The Public Utility Regulatory Policies Act of 1978 (Purpa) addressed this economic inefficiency by requiring utilities to buy non-utility generating plants' excess electrical output at "avoided cost" (typically, the utility's fuel cost). Depending on its electric to thermal demand ratio, a private plant had to satisfy the minimum annual fuel use efficiency criteria to be considered a "Qualifying Facility." Purpa also created several tax incentives that motivated many thermal energy users to develop small cogeneration plants. All told, Purpa created both financial and accounting burdens for regulated utility monopolies.

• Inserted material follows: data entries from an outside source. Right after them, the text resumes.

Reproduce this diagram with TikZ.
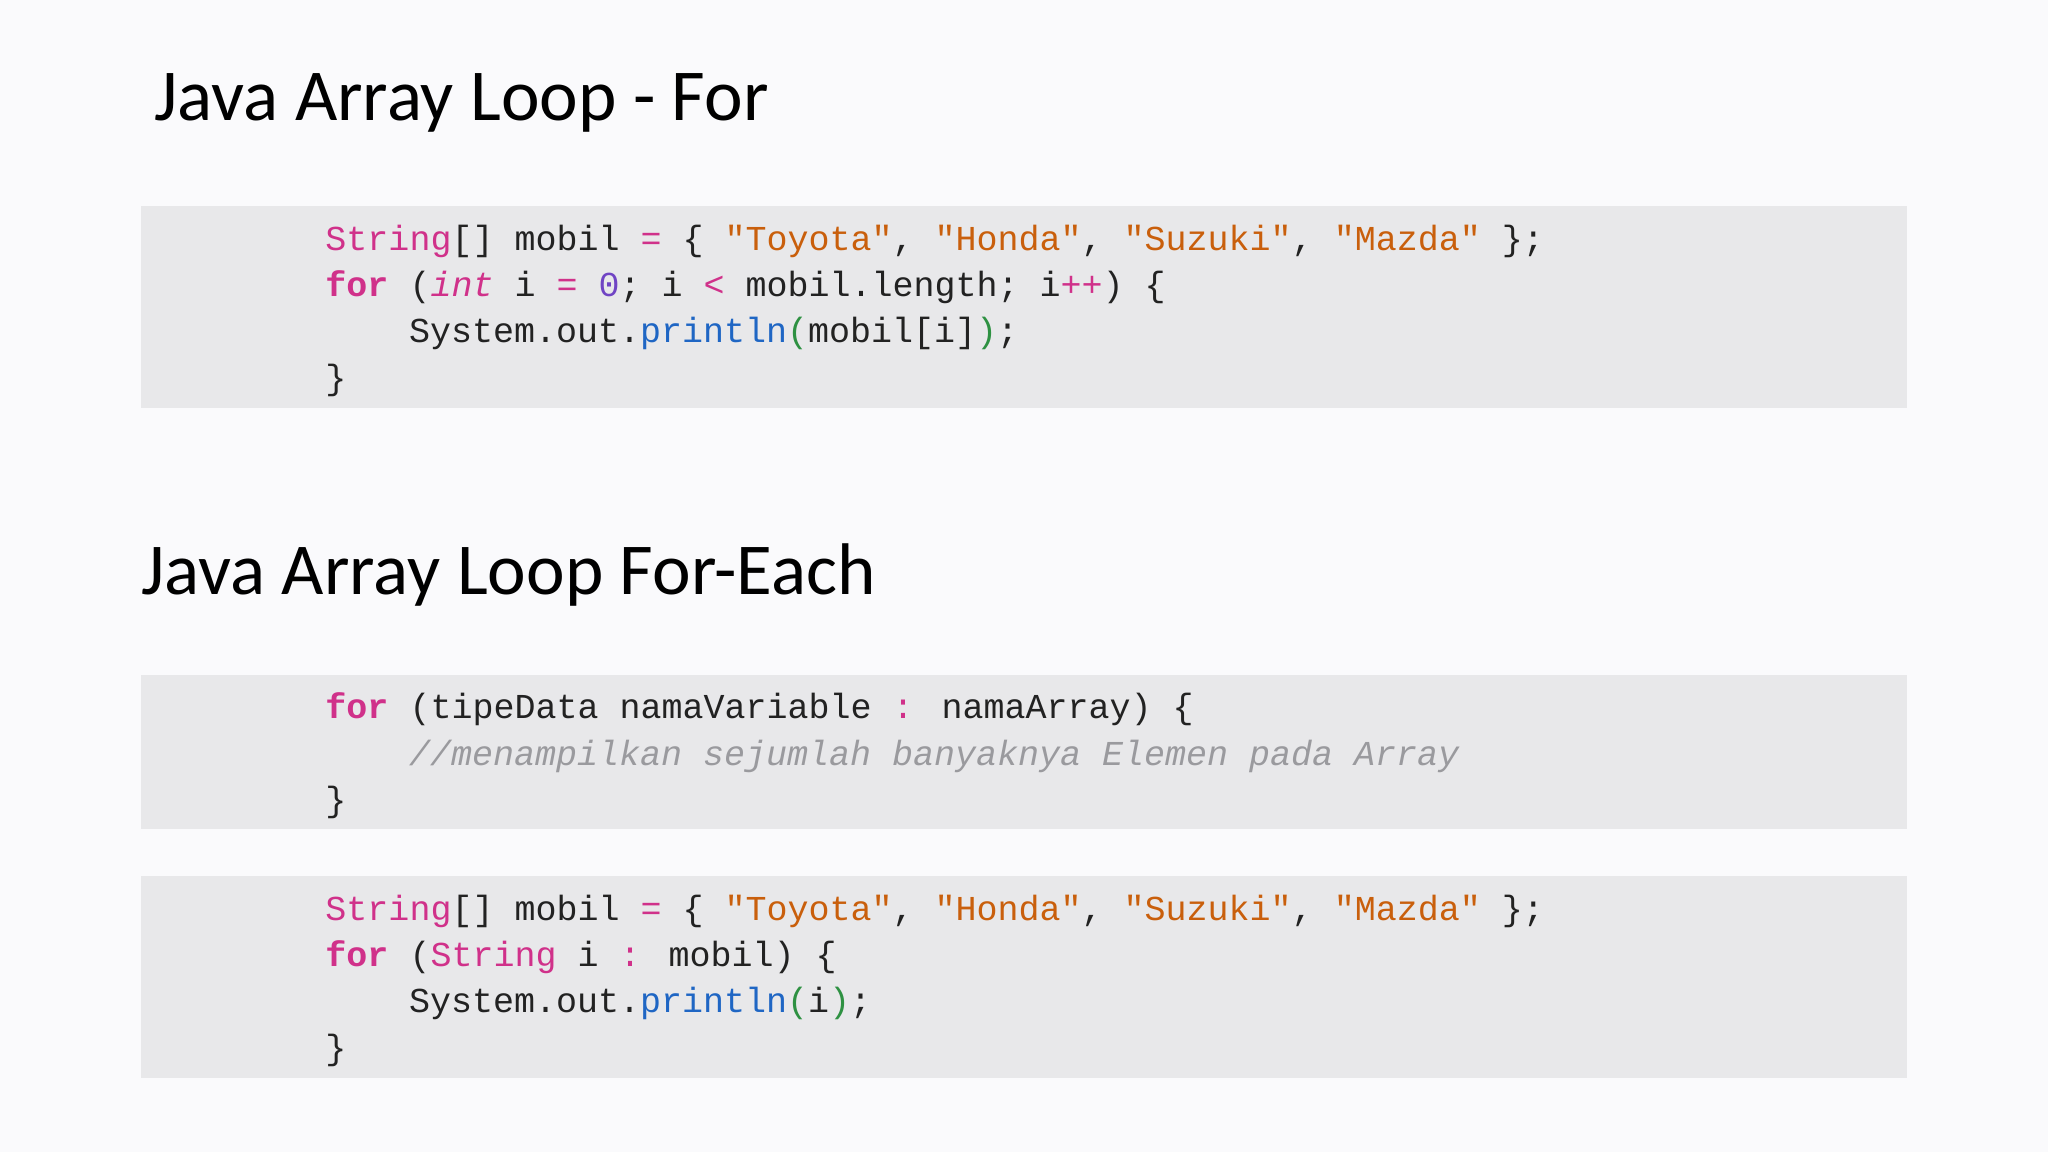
\documentclass[tikz,border=0pt]{standalone}
\usepackage{fontspec}
\setmainfont{Carlito}
\newfontfamily\code{Liberation Mono}
\definecolor{bg}{HTML}{FAFAFC}
\definecolor{box}{HTML}{E8E8EA}
\definecolor{kw}{HTML}{D0318A}
\definecolor{st}{HTML}{C95F0C}
\definecolor{nm}{HTML}{7044C4}
\definecolor{fn}{HTML}{1F66C4}
\definecolor{pr}{HTML}{2E9142}
\definecolor{cm}{HTML}{9A9A9E}
\definecolor{tx}{HTML}{222222}
\newcommand{\K}[1]{\textcolor{kw}{#1}}
\newcommand{\Sg}[1]{\textcolor{st}{#1}}
\begin{document}
\begin{tikzpicture}[x=1pt,y=-1pt,
  title/.style={anchor=base west,inner sep=0pt,font=\fontsize{56}{60}\selectfont,text=black},
  cl/.style={anchor=base west,inner sep=0pt,font=\code\fontsize{26.8}{30}\selectfont,text=tx},
  cbox/.style={fill=box,draw=none}]
\fill[bg] (0,0) rectangle (1568,882);
\useasboundingbox (0,0) rectangle (1568,882);
\node[title] (t1) at (118,92) {Java Array Loop - For};
\fill[box] (108,158) rectangle (1460,312);
\node[cl] (a1) at (249,192) {\K{String}[] mobil \K{=} \{ \Sg{"Toyota"}, \Sg{"Honda"}, \Sg{"Suzuki"}, \Sg{"Mazda"} \};};
\node[cl] (a2) at (249,227) {\K{\textbf{for}} (\K{\textit{int}} i \K{=} \textcolor{nm}{0}; i \K{<} mobil.length; i\K{++}) \{};
\node[cl] (a3) at (313,262) {System.out.\textcolor{fn}{println}\textcolor{pr}{(}mobil[i]\textcolor{pr}{)};};
\node[cl] (a4) at (249,298) {\}};
\node[title] (t2) at (108,455) {Java Array Loop For-Each};
\fill[box] (108,517) rectangle (1460,635);
\node[cl] (b1) at (249,550) {\K{\textbf{for}} (tipeData namaVariable \K{:} namaArray) \{};
\node[cl] (b2) at (313,586) {\textcolor{cm}{\textit{//menampilkan sejumlah banyaknya Elemen pada Array}}};
\node[cl] (b3) at (249,621) {\}};
\fill[box] (108,671) rectangle (1460,825);
\node[cl] (c1) at (249,705) {\K{String}[] mobil \K{=} \{ \Sg{"Toyota"}, \Sg{"Honda"}, \Sg{"Suzuki"}, \Sg{"Mazda"} \};};
\node[cl] (c2) at (249,740) {\K{\textbf{for}} (\K{String} i \K{:} mobil) \{};
\node[cl] (c3) at (313,775) {System.out.\textcolor{fn}{println}\textcolor{pr}{(}i\textcolor{pr}{)};};
\node[cl] (c4) at (249,811) {\}};
\end{tikzpicture}
\end{document}
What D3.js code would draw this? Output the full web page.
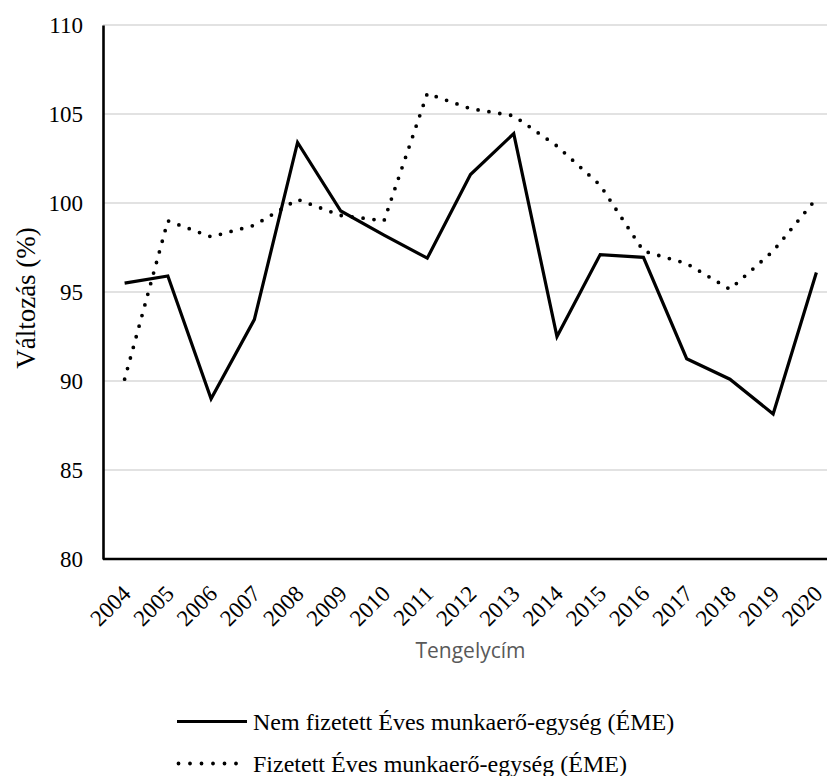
<!DOCTYPE html>
<html>
<head>
<meta charset="utf-8">
<script src="https://cdn.jsdelivr.net/npm/d3@7"></script>
<style>
  html, body { margin: 0; padding: 0; background: #fff; }
  svg { display: block; }
</style>
</head>
<body>
<svg id="chart" width="827" height="776"></svg>
<script>
const years = ["2004","2005","2006","2007","2008","2009","2010","2011","2012","2013","2014","2015","2016","2017","2018","2019","2020"];
const unpaid = [95.5, 95.9, 89.0, 93.45, 103.4, 99.55, 98.2, 96.9, 101.6, 103.9, 92.5, 97.1, 96.95, 91.25, 90.1, 88.15, 96.1];
const paid = [90.1, 99.0, 98.1, 98.75, 100.2, 99.3, 99.0, 106.15, 105.3, 104.9, 103.2, 101.0, 97.3, 96.6, 95.15, 97.3, 100.25];
const yTicks = [80, 85, 90, 95, 100, 105, 110];
const seriesNames = ["Nem fizetett Éves munkaerő-egység (ÉME)", "Fizetett Éves munkaerő-egység (ÉME)"];
const yTitle = "Változás (%)";
const xTitle = "Tengelycím";

(function () {
const svg = d3.select("#chart");
const mL = 103, mR = 838, mT = 25, mB = 559;
const serif = "'Liberation Serif', 'Times New Roman', serif";

const x = d3.scalePoint().domain(years).range([mL, mR]).padding(0.5);
const y = d3.scaleLinear().domain([80, 110]).range([mB, mT]);

// gridlines
svg.append("g").selectAll("line").data(yTicks.filter(d => d !== 80)).join("line")
  .attr("x1", mL).attr("x2", mR)
  .attr("y1", d => y(d)).attr("y2", d => y(d))
  .attr("stroke", "#d9d9d9").attr("stroke-width", 1.5);

// y axis
const yAxis = svg.append("g").attr("transform", `translate(${mL},0)`)
  .call(d3.axisLeft(y).tickValues(yTicks).tickSize(0).tickPadding(20).tickFormat(d3.format("d")));
yAxis.select(".domain").attr("stroke", "#000").attr("stroke-width", 2.6);
yAxis.selectAll("text").attr("font-family", serif).attr("font-size", 23).attr("fill", "#000");

// x axis
const xAxis = svg.append("g").attr("transform", `translate(0,${mB})`)
  .call(d3.axisBottom(x).tickSize(0).tickPadding(0));
xAxis.select(".domain").attr("stroke", "#000").attr("stroke-width", 2.6).attr("d", `M${mL},0H${mR}`);
xAxis.selectAll("text")
  .attr("font-family", serif).attr("font-size", 23).attr("fill", "#000")
  .attr("text-anchor", "end")
  .attr("y", 0).attr("dy", 0)
  .attr("transform", `translate(7,36) rotate(-45)`);

// lines
const line = d3.line().x((d, i) => x(years[i])).y(d => y(d));
svg.append("path").datum(unpaid).attr("d", line)
  .attr("fill", "none").attr("stroke", "#000").attr("stroke-width", 3.2)
  .attr("stroke-linejoin", "miter");
svg.append("path").datum(paid).attr("d", line)
  .attr("fill", "none").attr("stroke", "#000").attr("stroke-width", 3.8)
  .attr("stroke-linecap", "round").attr("stroke-dasharray", "0 11");

// axis titles
svg.append("text")
  .attr("transform", `translate(35,${(mT + mB) / 2 + 6}) rotate(-90)`)
  .attr("text-anchor", "middle")
  .attr("font-family", serif).attr("font-size", 27).attr("fill", "#000")
  .text(yTitle);
svg.append("text")
  .attr("x", (mL + mR) / 2).attr("y", 658)
  .attr("text-anchor", "middle")
  .attr("font-family", "'Open Sans', sans-serif").attr("font-size", 21).attr("fill", "#595959")
  .text(xTitle);

// legend
const legend = svg.append("g");
const rows = [
  { name: seriesNames[0], y: 721.5, dash: null, w: 3.2 },
  { name: seriesNames[1], y: 763.5, dash: "0 11.5", w: 3.8 }
];
rows.forEach(r => {
  const l = legend.append("line").attr("x1", 177).attr("x2", 247)
    .attr("y1", r.y).attr("y2", r.y).attr("stroke", "#000").attr("stroke-width", r.w);
  if (r.dash) l.attr("stroke-dasharray", r.dash).attr("stroke-linecap", "round").attr("x1", 178.5);
  legend.append("text").attr("x", 253).attr("y", r.y + 8)
    .attr("font-family", serif).attr("font-size", 24).attr("fill", "#000").text(r.name);
});
})();
</script>
</body>
</html>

Purpa began losing steam in the early 1990s when lucrative power-purchase contracts began to expire. Another nail in its coffin was the Energy Policy Act of 1992, which mandated open access to utility grids, creating a huge market for self-generators. Soon afterward, many states stopped insisting that their utilities buy power from developers of non-utility power projects. Although this represented a setback for cogeneration in the U.S., the scheme lost no momentum in other developed countries, where fuel costs more and governments continue to provide incentives to cogenerators. To complete the story, the Energy Policy Act of 2005 added five new standards to Purpa related to interconnection policies and net metering, among others (www.oe.energy.gov/purpa.htm).